Boston University and the Solar Eclipse

Since we have to wait a long twenty years for another solar eclipse, we would like to share a few eclipse tips for the Boston University hockey team and their fans:

  • Kindly remind your provisional students that the eclipse does not mean six more weeks of winter.

  • Relax BU hockey fans. The cover of darkness you see on Monday afternoon is not your ‘hockey daddy,’ Boston College, casting a shadow

  • The partial eclipse start time is at precisely 2:16 p.m. Don’t confuse this with the scheduled fly-over of United Flt. #518 from Logan to Miami.

  • Bostonians will experience 92.55% of the full eclipse. Ironically, that is the average GPA BU hockey players receive when taking the class Learning to See. The course “allows students to see color and composition in the design of advertisements, propaganda, and appliances.”

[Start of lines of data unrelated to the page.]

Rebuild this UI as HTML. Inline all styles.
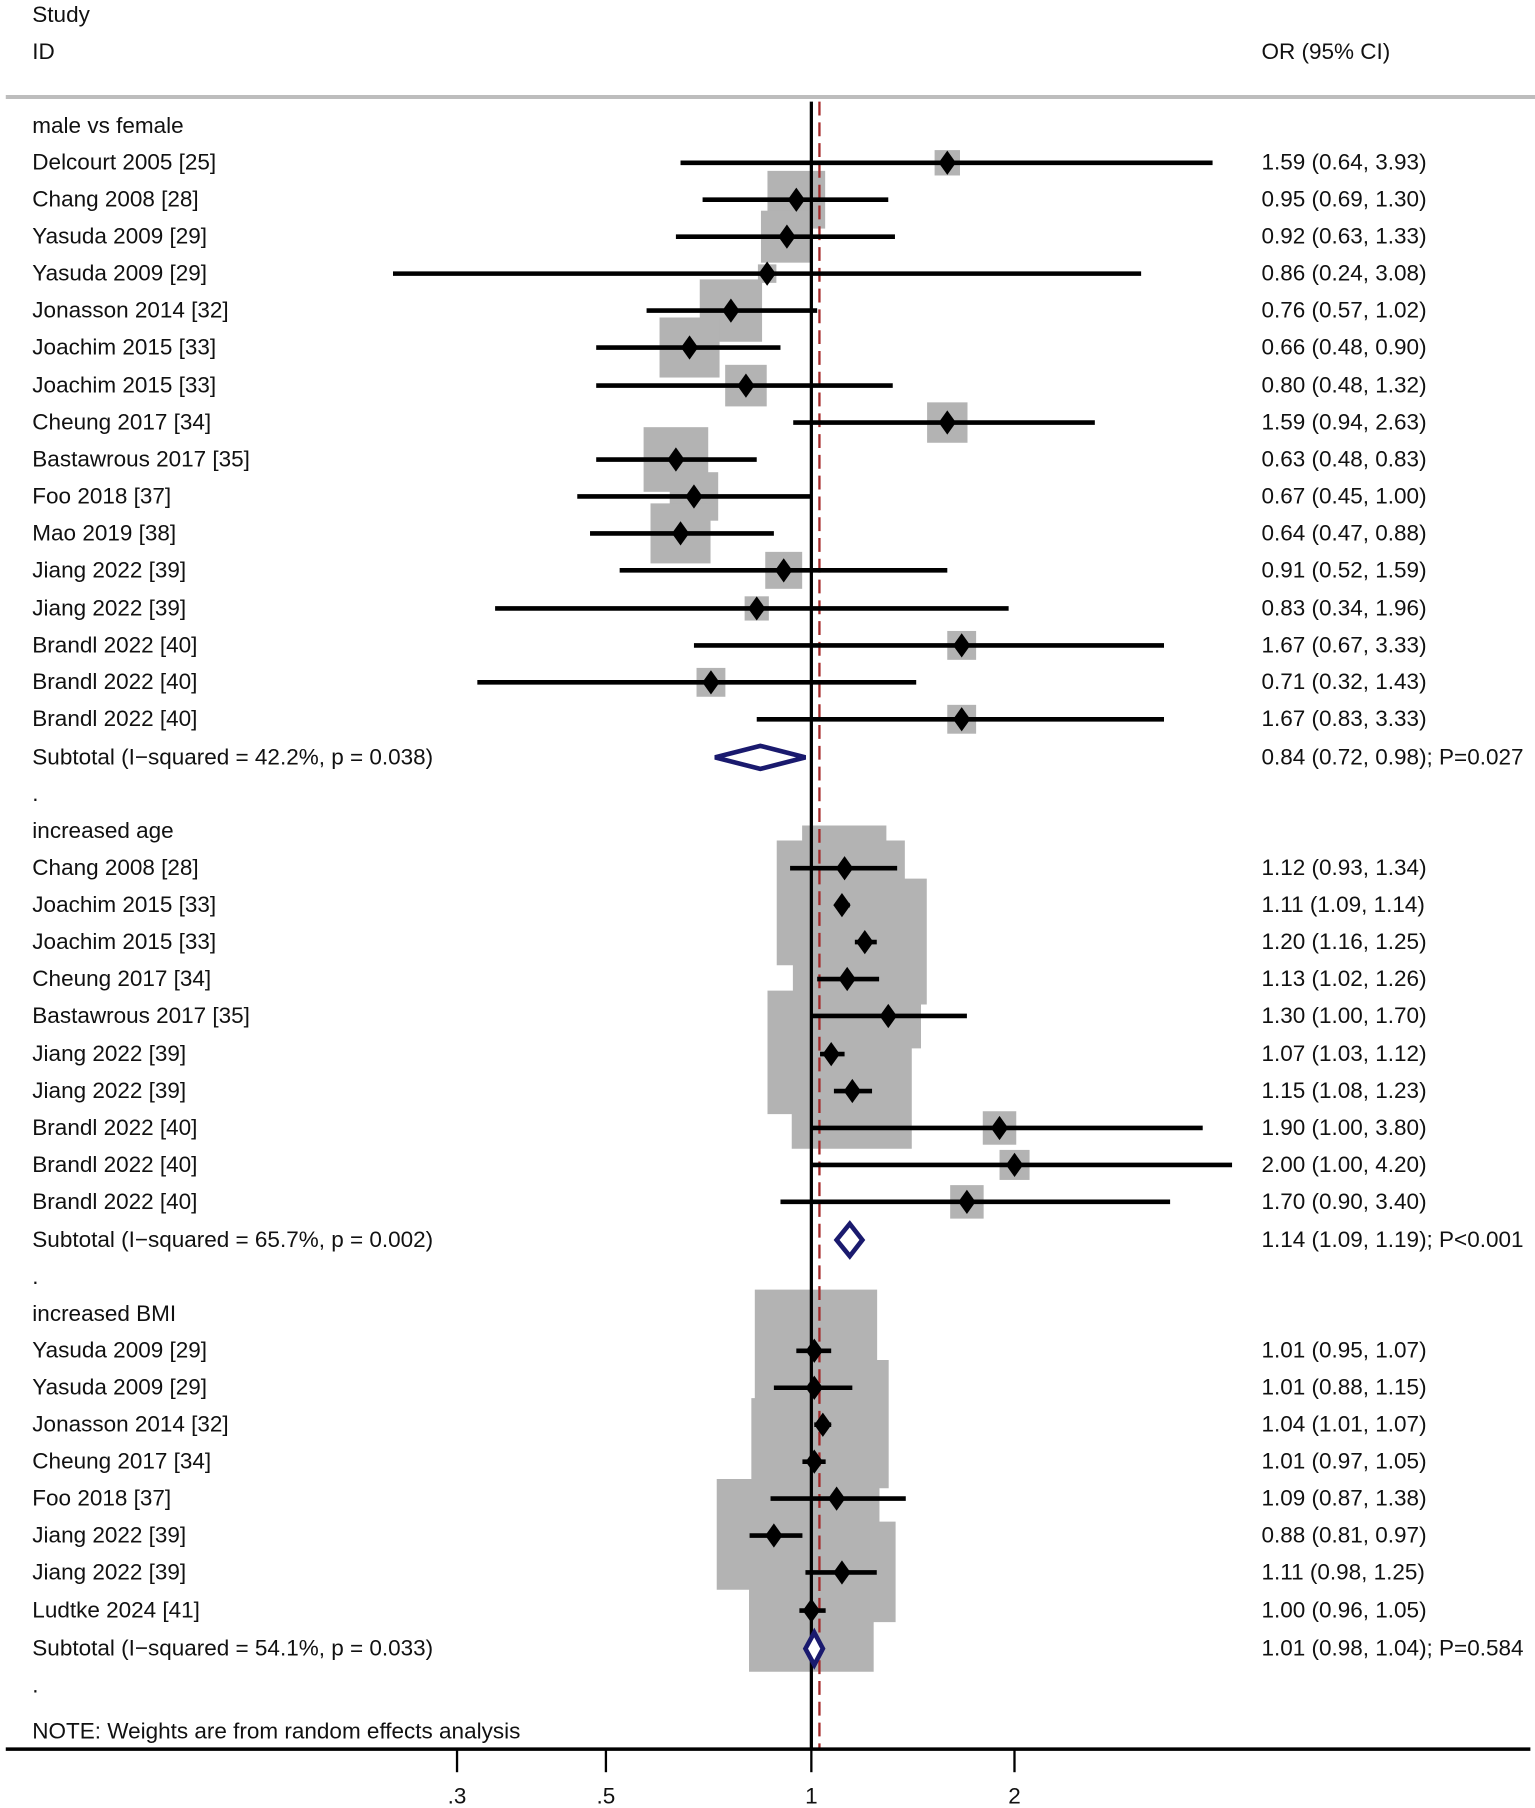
<!DOCTYPE html>
<html><head><meta charset="utf-8"><style>
html,body{margin:0;padding:0;background:#fff;}
svg{display:block;}
text{font-family:"Liberation Sans",sans-serif;font-size:19.5px;fill:#111;}
</style></head><body>
<svg id="s" width="1535" height="1808" viewBox="0 0 1330 1566" preserveAspectRatio="none" xmlns="http://www.w3.org/2000/svg">
<rect width="1330" height="1566" fill="#fff"/>
<text x="28" y="19">Study</text>
<text x="28" y="51">ID</text>
<text x="1093" y="51">OR (95% CI)</text>
<line x1="5" y1="84" x2="1330" y2="84" stroke="#bdbdbd" stroke-width="3.5"/>
<g id="boxes" fill="#b3b3b3">
<polygon points="695,715 768,715 768,728 784,728 784,761 803,761 803,870 798,870 798,908 790,908 790,995 686,995 686,965 665,965 665,858 687,858 687,836 673,836 673,728 695,728"/>
<polygon points="654,1117 760,1117 760,1178 770,1178 770,1289 762,1289 762,1318 776,1318 776,1405 757,1405 757,1448 649,1448 649,1377 621,1377 621,1281 651,1281 651,1211 654,1211"/>
</g>
<line x1="703" y1="88" x2="703" y2="1515" stroke="#000" stroke-width="2.8"/>
<line x1="710" y1="88" x2="710" y2="1515" stroke="#a52a2a" stroke-width="2" stroke-dasharray="12,6"/>
<g id="g"></g>
<line x1="5" y1="1515" x2="1326" y2="1515" stroke="#000" stroke-width="3"/>
<g stroke="#000" stroke-width="2">
<line x1="396" y1="1515" x2="396" y2="1535"/><line x1="525" y1="1515" x2="525" y2="1535"/>
<line x1="703" y1="1515" x2="703" y2="1535"/><line x1="879" y1="1515" x2="879" y2="1535"/>
</g>
<g text-anchor="middle">
<text x="396" y="1562">.3</text><text x="525" y="1562">.5</text><text x="703" y="1562">1</text><text x="879" y="1562">2</text>
</g>
<text x="28" y="1506">NOTE: Weights are from random effects analysis</text>
</svg>
<script>
var NS="http://www.w3.org/2000/svg",g=document.getElementById("g"),bx=document.getElementById("boxes");
function X(v){return 703+254*Math.log(v);}
function el(p,t,a,txt){var e=document.createElementNS(NS,t);for(var k in a)e.setAttribute(k,a[k]);if(txt!==undefined)e.textContent=txt;p.appendChild(e);return e;}
var rows=[
["h","male vs female"],
["d","Delcourt 2005 [25]",1.59,0.64,3.93,22],
["d","Chang 2008 [28]",0.95,0.69,1.30,50],
["d","Yasuda 2009 [29]",0.92,0.63,1.33,45],
["d","Yasuda 2009 [29]",0.86,0.24,3.08,16],
["d","Jonasson 2014 [32]",0.76,0.57,1.02,54],
["d","Joachim 2015 [33]",0.66,0.48,0.90,52],
["d","Joachim 2015 [33]",0.80,0.48,1.32,36],
["d","Cheung 2017 [34]",1.59,0.94,2.63,35],
["d","Bastawrous 2017 [35]",0.63,0.48,0.83,56],
["d","Foo 2018 [37]",0.67,0.45,1.00,42],
["d","Mao 2019 [38]",0.64,0.47,0.88,52],
["d","Jiang 2022 [39]",0.91,0.52,1.59,32],
["d","Jiang 2022 [39]",0.83,0.34,1.96,21],
["d","Brandl 2022 [40]",1.67,0.67,3.33,25],
["d","Brandl 2022 [40]",0.71,0.32,1.43,25],
["d","Brandl 2022 [40]",1.67,0.83,3.33,25],
["s","Subtotal  (I\u2212squared = 42.2%, p = 0.038)",0.84,0.72,0.98,10,"0.84 (0.72, 0.98); P=0.027"],
["h","."],
["h","increased age"],
["d","Chang 2008 [28]",1.12,0.93,1.34,0],
["d","Joachim 2015 [33]",1.11,1.09,1.14,0],
["d","Joachim 2015 [33]",1.20,1.16,1.25,0],
["d","Cheung 2017 [34]",1.13,1.02,1.26,0],
["d","Bastawrous 2017 [35]",1.30,1.00,1.70,0],
["d","Jiang 2022 [39]",1.07,1.03,1.12,0],
["d","Jiang 2022 [39]",1.15,1.08,1.23,0],
["d","Brandl 2022 [40]",1.90,1.00,3.80,29],
["d","Brandl 2022 [40]",2.00,1.00,4.20,26],
["d","Brandl 2022 [40]",1.70,0.90,3.40,29],
["s","Subtotal  (I\u2212squared = 65.7%, p = 0.002)",1.14,1.09,1.19,14,"1.14 (1.09, 1.19); P<0.001"],
["h","."],
["h","increased BMI"],
["d","Yasuda 2009 [29]",1.01,0.95,1.07,0],
["d","Yasuda 2009 [29]",1.01,0.88,1.15,0],
["d","Jonasson 2014 [32]",1.04,1.01,1.07,0],
["d","Cheung 2017 [34]",1.01,0.97,1.05,0],
["d","Foo 2018 [37]",1.09,0.87,1.38,0],
["d","Jiang 2022 [39]",0.88,0.81,0.97,0],
["d","Jiang 2022 [39]",1.11,0.98,1.25,0],
["d","Ludtke 2024 [41]",1.00,0.96,1.05,0],
["s","Subtotal  (I\u2212squared = 54.1%, p = 0.033)",1.01,0.98,1.04,14,"1.01 (0.98, 1.04); P=0.584"],
["h","."]
];
var rowH=[109,141,173,205,237,269,301,334,366,398,430,462,494,527,559,591,623,656,688,720,752,784,816,848,880,913,945,977,1009,1041,1074,1106,1138,1170,1202,1234,1266,1298,1330,1362,1395,1428,1460];
function f(v){return v.toFixed(2);}
rows.forEach(function(r,i){
 var y=rowH[i];
 el(g,"text",{x:28,y:y+6,"xml:space":"preserve"},r[1]);
 if(r[0]=="d"){
  var x=X(r[2]),x1=X(r[3]),x2=X(r[4]),b=r[5];
  if(b>0)el(bx,"rect",{x:x-b/2,y:y-b/2,width:b,height:b});
  el(g,"line",{x1:x1,y1:y,x2:x2,y2:y,stroke:"#000","stroke-width":4});
  el(g,"polygon",{points:(x-7.5)+","+y+" "+x+","+(y-10.5)+" "+(x+7.5)+","+y+" "+x+","+(y+10.5),fill:"#000"});
  el(g,"text",{x:1093,y:y+6},f(r[2])+" ("+f(r[3])+", "+f(r[4])+")");
 } else if(r[0]=="s"){
  var x=X(r[2]),x1=X(r[3]),x2=X(r[4]),h=r[5];
  el(g,"polygon",{points:x1+","+y+" "+x+","+(y-h)+" "+x2+","+y+" "+x+","+(y+h),fill:"#fff",stroke:"#1a1a6e","stroke-width":4});
  el(g,"text",{x:1093,y:y+6},r[6]);
 }
});
</script>
</body></html>
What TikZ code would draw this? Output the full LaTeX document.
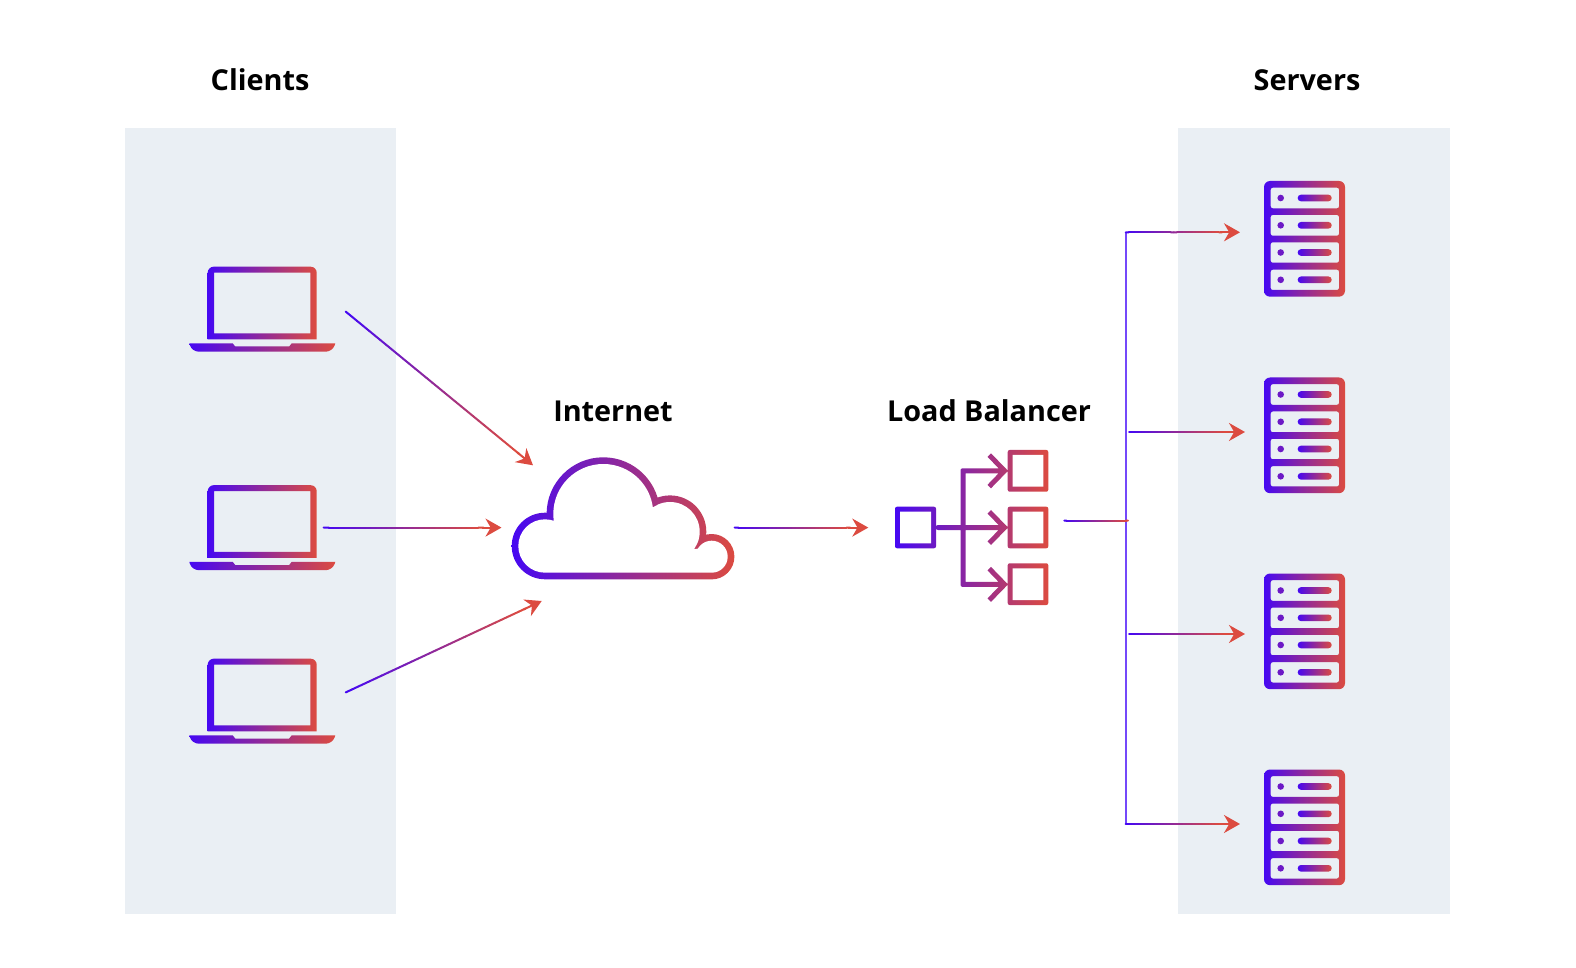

  • It will be more than two decades until the next total solar eclipse’s path, nearly the same time it takes to drive through the O’Neill Tunnel during rush hour.

Welcome to Boston’s O’Neill Tunnel

  • The temperature drops rapidly, the sky goes pitch black, and the birds start losing their minds. And that was just after BU lost the Hockey East final 6-2.

  • The best way to watch the eclipse for Bostonians? Get a piece of paper and a pin. Poke a hole in the paper. Look through the hole, turn on your TV, and watch the news Monday night.

  • The most common response Boston residents give for not planning on watching the eclipse? “Not invented here.”

  • Set your watch. Peak eclipse occurs 3:29 p.m. in Boston on Monday. The total eclipse, however, happens for BU hockey at 5:00 pm EST Thursday in St. Paul.